Esse sentimento de que o sistema de patentes acaba por prejudicar a inovação é especialmente sentido aqui no Brasil. Já se reportou aqui no blog que o prazo médio para a aprovação de uma patente em território nacional é de 11 anos, enquanto que em países como Estados Unidos esse tempo se reduz a 2 anos. Tal dilatação desestimula a inovação e o empreendimento de atores nacionais e internacionais na economia do país, isso numa época de fragilidade na economia e em que esse tipo de investimento seria bem-vindo.

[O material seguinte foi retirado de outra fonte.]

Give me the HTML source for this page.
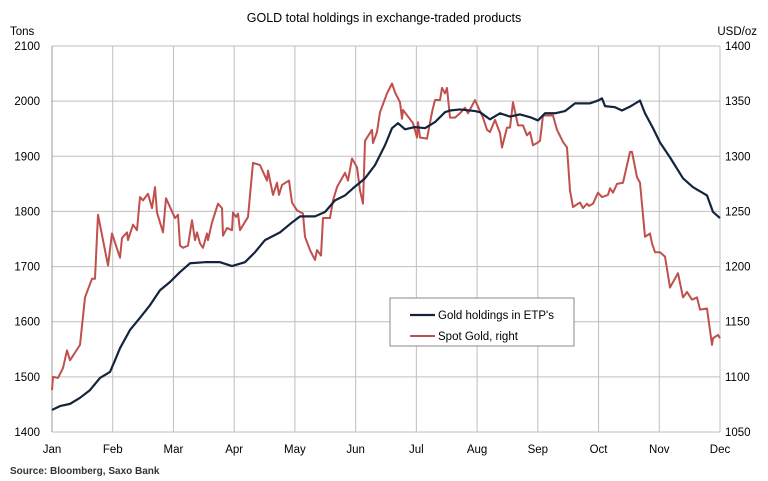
<!DOCTYPE html>
<html><head><meta charset="utf-8"><style>
body{margin:0;background:#fff;}
svg{display:block;font-family:"Liberation Sans",sans-serif;}
</style></head><body>
<svg id="chart" width="768" height="481">
<text x="384" y="22" text-anchor="middle" font-size="12.5" fill="#000">GOLD total holdings in exchange-traded products</text>
<text x="10" y="35" font-size="11.5">Tons</text>
<text x="757" y="35" text-anchor="end" font-size="11.5">USD/oz</text>
<text x="10" y="474" font-size="10" font-weight="bold" fill="#333">Source: Bloomberg, Saxo Bank</text>
<g id="grid"></g><g id="axes"></g><g id="series"></g>
<g>
<rect x="390" y="298" width="184" height="48" fill="#fff" stroke="#888"/>
<line x1="410" y1="315" x2="435" y2="315" stroke="#14243d" stroke-width="2.2"/>
<text x="438" y="319" font-size="11.5">Gold holdings in ETP's</text>
<line x1="410" y1="336" x2="435" y2="336" stroke="#c0504d" stroke-width="2"/>
<text x="438" y="340" font-size="11.5">Spot Gold, right</text>
</g>
</svg>
<script>
const months=["Jan","Feb","Mar","Apr","May","Jun","Jul","Aug","Sep","Oct","Nov","Dec"];
const leftTicks=[1400,1500,1600,1700,1800,1900,2000,2100];
const rightTicks=[1050,1100,1150,1200,1250,1300,1350,1400];
const holdDays=[0,4,9,14,19,24,29,31.5,34,39,44,49,54,59,64,69,76.5,84,90,96.5,101.5,106.5,114,120,124,131.5,136.5,141.5,146.5,150.5,156.5,161.5,166.5,170,173,176.5,181.5,186.5,191.5,196.5,199,204,211.5,214,219,224,229,234,239,243,246.5,251.5,256.5,261.5,269,273,275,276.5,281.5,285,289,294,296.5,300.5,304,309,315.5,320.5,327.5,330.5,334];
const holdVals=[1440,1447,1451,1462,1476,1498,1509,1530,1552,1585,1607,1630,1657,1672,1690,1706,1708,1708,1701,1708,1726,1748,1762,1780,1791,1791,1799,1820,1829,1842,1860,1884,1920,1951,1960,1949,1953,1951,1962,1980,1983,1985,1982,1980,1967,1978,1972,1976,1971,1965,1978,1978,1982,1996,1996,2001,2005,1991,1989,1983,1990,2001,1978,1951,1925,1898,1860,1844,1829,1799,1788];
const spotX=[52,53,58,63,67,70,80,85,92,95,98,108,112,120,122,127,128,133,137,140,143,148,152,155,157,163,166,175,178,180,183,188,192,195,197,200,203,207,208,212,218,222,223,227,232,233,236,238,240,248,253,260,267,268,273,277,279,282,289,292,297,303,305,310,315,317,321,323,330,333,337,345,348,352,357,360,363,365,372,373,377,380,387,392,395,400,402,403,413,417,418,420,427,432,435,440,442,445,447,450,455,460,465,468,475,483,487,490,495,500,502,507,510,513,518,523,527,530,533,537,540,543,553,557,563,567,570,573,578,580,583,587,589,593,598,602,608,610,613,617,623,630,632,637,640,645,650,652,655,660,665,670,678,683,687,692,697,700,707,712,713,718,720];
const spotDays=spotX.map(v=>(v-52)/2);
const spotVals=[1088,1100,1099,1108,1124,1115,1129,1172,1189,1189,1247,1201,1230,1208,1226,1231,1224,1238,1233,1263,1260,1266,1253,1272,1249,1231,1262,1244,1247,1219,1217,1219,1242,1224,1231,1221,1217,1230,1224,1240,1257,1253,1228,1235,1233,1249,1245,1248,1233,1245,1294,1292,1278,1287,1265,1276,1265,1274,1278,1258,1251,1248,1227,1215,1206,1215,1210,1244,1244,1260,1272,1285,1278,1298,1290,1269,1257,1314,1324,1312,1322,1340,1357,1366,1358,1349,1334,1342,1330,1317,1331,1317,1316,1340,1351,1351,1362,1357,1362,1335,1335,1339,1344,1339,1351,1335,1324,1322,1333,1321,1308,1326,1326,1349,1328,1328,1319,1322,1310,1312,1314,1337,1337,1324,1313,1308,1269,1254,1257,1258,1253,1257,1255,1257,1267,1263,1265,1271,1267,1275,1276,1304,1304,1281,1276,1227,1230,1221,1213,1213,1209,1181,1194,1172,1177,1170,1172,1161,1162,1129,1135,1138,1135];
const X0=52,X1=720,Y0=432,Y1=46,DMAX=334;
const xs=d=>X0+d/DMAX*(X1-X0);
const yl=v=>Y0-(v-1400)/700*(Y0-Y1);
const yr=v=>Y0-(v-1050)/350*(Y0-Y1);
const NS="http://www.w3.org/2000/svg";
function mk(t,a,p){const e=document.createElementNS(NS,t);for(const k in a)e.setAttribute(k,a[k]);p.appendChild(e);return e;}
const grid=document.getElementById('grid'),axes=document.getElementById('axes'),ser=document.getElementById('series');
leftTicks.forEach((v,i)=>{
 const y=yl(v);
 const l=mk('line',{x1:X0,x2:X1,y1:y,y2:y,stroke:'#bfbfbf','stroke-width':1},grid);
 
 
 const t=mk('text',{x:40,y:y+4,'text-anchor':'end','font-size':11.5},axes);t.textContent=v;
 
 
 const r=mk('text',{x:725,y:yr(rightTicks[i])+4,'font-size':11.5},axes);r.textContent=rightTicks[i];
 
 
});
months.forEach((m,i)=>{
 const x=X0+i*(X1-X0)/11;
 const l=mk('line',{x1:x,x2:x,y1:Y1,y2:Y0,stroke:'#bfbfbf','stroke-width':1},grid);
 
 
 const t=mk('text',{x:x,y:453,'text-anchor':'middle','font-size':11.5},axes);t.textContent=m;
 
 
});
const ax=mk('line',{x1:X0,x2:X0,y1:Y1,y2:Y0,stroke:'#999'},axes);


const sp=mk('polyline',{points:spotDays.map((d,i)=>xs(d)+','+yr(spotVals[i])).join(' '),fill:'none',stroke:'#c0504d','stroke-width':2,'stroke-linejoin':'round'},ser);


const hl=mk('polyline',{points:holdDays.map((d,i)=>xs(d)+','+yl(holdVals[i])).join(' '),fill:'none',stroke:'#14243d','stroke-width':2.2,'stroke-linejoin':'round'},ser);


</script>
</body></html>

Para tentar estimular a inovação no país a Comissão de Assuntos Econômicos aprovou o Projeto de Lei 689/2011, o qual estabelece que o valor da retribuição será progressivo durante o prazo de vigência da patente. De acordo com a reportagem da Agência Senado:
 A elevação progressiva, no caso, funcionaria como desestímulo à prática de manter o registro por 20 anos apenas para impedir que o conhecimento caia em domínio público e possa ser utilizado por outros empresários e consumidores".
Assim, pode-se perceber uma tentativa de trazer maior equilíbrio entre a proteção de uma invenção e a inovação que a livre distribuição desse conhecimento poderia trazer, de modo a permitir ao instituto da patente cumprir sua função originária e não ser um que iniba a produção de novas tecnologias.